Jointly written by Maria Saine & Wilson F. Okoi, Barrister & Solicitor of The Supreme Court of Nigeria.
[Editor’s note: This is Part VI of our special series titled “Constitutional Review in The Gambia: Contemporary Discussions.” The introduction to the special series is available here, Part I is available here, Part II is available here, Part III is available here, Part IV is available here.and Part V is here.]
Secularism is the legal assertion that a State remains neutral as relates to religious matters The state does not adopt any religion as it’s religious representation and more importantly, there exist a clear separation between government institutions and religious institutions. It may please you to note that the idea of secularism is open to debate because it is considered polemic by many.
Proponents of the notion that The Gambia should be secular view that:
It allows persons from different religions to exist together at the least common denominator; ensuring all their beliefs and rights. This assertion is said to be true because there is no preference of religious beliefs over another, people are therefore not inclined to believe that the state has a superior notional interest in one religious belief over another.
Some others assert that secularism allows more rights and freedoms to women, who are generally attributed to submissive roles in various belief systems. This is a candid topic of debate for differing religions who are naturally accustomed to differing spiritual views guiding human behavior with humans and human behaviour with ‘superior spirituality’.
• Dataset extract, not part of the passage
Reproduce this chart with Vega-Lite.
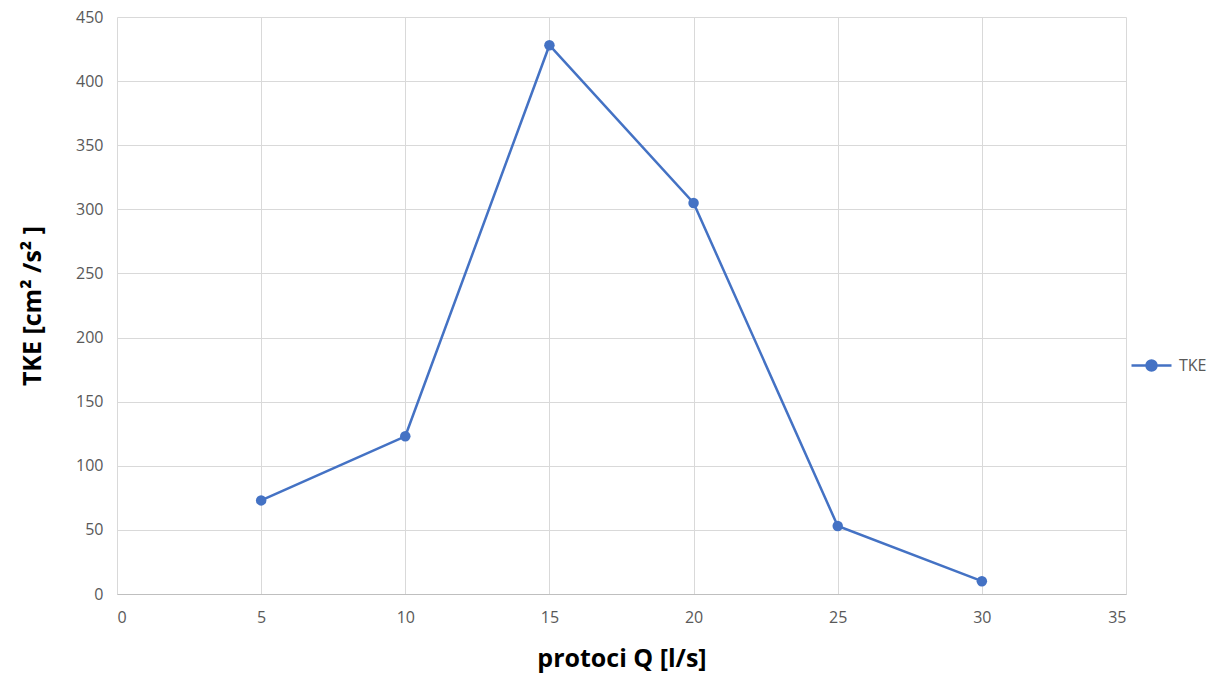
{
  "$schema": "https://vega.github.io/schema/vega-lite/v6.json",
  "autosize": "none",
  "width": 1009,
  "height": 577,
  "padding": {"left": 117, "top": 17, "right": 92, "bottom": 84},
  "background": "white",
  "config": {
    "view": {"stroke": null},
    "font": "Open Sans"
  },
  "data": {
    "values": [
      {"Q": 5, "TKE": 73, "series": "TKE"},
      {"Q": 10, "TKE": 123, "series": "TKE"},
      {"Q": 15, "TKE": 428, "series": "TKE"},
      {"Q": 20, "TKE": 305, "series": "TKE"},
      {"Q": 25, "TKE": 53, "series": "TKE"},
      {"Q": 30, "TKE": 10, "series": "TKE"}
    ]
  },
  "mark": {"type": "line", "strokeWidth": 2.5, "point": {"filled": true, "size": 110}},
  "encoding": {
    "x": {
      "field": "Q", "type": "quantitative",
      "scale": {"domain": [0, 35], "nice": false},
      "axis": {
        "title": "protoci Q [l/s]",
        "values": [0, 5, 10, 15, 20, 25, 30, 35],
        "ticks": false,
        "domainColor": "#BFBFBF",
        "gridColor": "#D9D9D9",
        "labelColor": "#595959",
        "labelFontSize": 16,
        "labelPadding": 15,
        "titleFontSize": 25,
        "titleFontWeight": "bold",
        "titleColor": "#000000",
        "titlePadding": 21
      }
    },
    "y": {
      "field": "TKE", "type": "quantitative",
      "scale": {"domain": [0, 450], "nice": false},
      "axis": {
        "title": "TKE [cm² /s² ]",
        "values": [0, 50, 100, 150, 200, 250, 300, 350, 400, 450],
        "ticks": false,
        "domain": false,
        "gridColor": "#D9D9D9",
        "labelColor": "#595959",
        "labelFontSize": 16,
        "labelPadding": 14,
        "titleFontSize": 25,
        "titleFontWeight": "bold",
        "titleColor": "#000000",
        "titlePadding": 30
      }
    },
    "color": {
      "field": "series", "type": "nominal",
      "scale": {"range": ["#4472C4"]},
      "legend": {
        "title": null,
        "orient": "none",
        "legendX": 1013,
        "legendY": 327,
        "symbolType": "M-1,0L1,0M0.25,0A0.25,0.25,0,1,1,-0.25,0A0.25,0.25,0,1,1,0.25,0",
        "symbolSize": 1600,
        "symbolStrokeWidth": 2.5,
        "symbolFillColor": "#4472C4",
        "symbolStrokeColor": "#4472C4",
        "labelFontSize": 16,
        "labelColor": "#595959",
        "labelOffset": 6
      }
    }
  }
}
It is also strongly recommended that the practice of secularism protects and promotes government administration to function on the basis of rational discourse rather than religious dogma.
On the other end however, opponents of secularism assert that humanist and secularist take religious views ‘off the public sphere’. Opponents of secularism are of the opinion that a State should have a religious view. Such ideologist are of the opinion for a variety of reasons.
First, the polity are less conscious about religious matters in the public sphere. Indeed, this infers that the states polity identifies government institutions and a religious preference as one.
Second, a preferred religion gets patronage from the State. This is argued to be a negative and positive. The State religion is the preference of the State and therefore enjoys privileges that other religions (not adopted by the State) will not be opportune to. Looking objectively, it is therefore negative. But from a subjective stand point (i.e. the view of those in the preferred religion of the State), it is not only in tandem with the major mass of the polity it is also the way that life should be lived.
Third, indeed, religious persons in the polity will argue concerns over the ‘moral compass’ of the nation. This is essentially because of the belief in ‘natural/divine law’ on the legal jurisprudence of same, and/or the belief that religion equates to morality.
From the foregoing, it is evident that the decision of a State to adopt a religion as it’s religious preference is a major step that guides governmental administration.
In The Gambia, the practice of secularism and its constitutionality became a point of case law jurisprudence on the applicability of secularism in The Gambia. In the case of KEMESENG JAMMEH v THE STATE, the legal validity of the Constitution of the Republic of The Gambia, 1997 (Amendment) Act, 2001 was put to the litmus test to examine whether section 1(1) of the Constitution describing The Gambia as a secular state was made ultra voires. The Supreme Court held that section 1(1) of the Constitution and paragraph 13 of schedule II to the 1997 constitution contained in the Amendment Act (6 of 2001) were made in excess of the legislative powers conferred by the 1997 Constitution and are accordingly null and void. Meaning, the amendment failed to pass through an act of referendum. Hence, unconstitutional.
From the train of thoughts above and in my humble opinion, it is instructive to assert the following observations succinctly:
· Secularism represents how a polity should be/is governed.
· Secularism does not in any way or form, infer life without religion neither does it infer that one decides how to worship God.
· The absence of secularism is the presence of Religious preference in a State.
· The concept of (non) secularism is practiced variantly owing to factors such as geographical area, culture, population and, the advancement in technology/industrialization amongst others.
In a sum, secularism is a practice that I believe should be embraced because it maintains the existence of neutrality and exudes the characteristics of an ability to accommodate the diversity in the way life presents itself; liberally. The State considers the views of every one and no religious preference is an option. Indeed, and legally so, secularism is the best guarantee of freedom of religion/belief – but the enemy of religious privilege.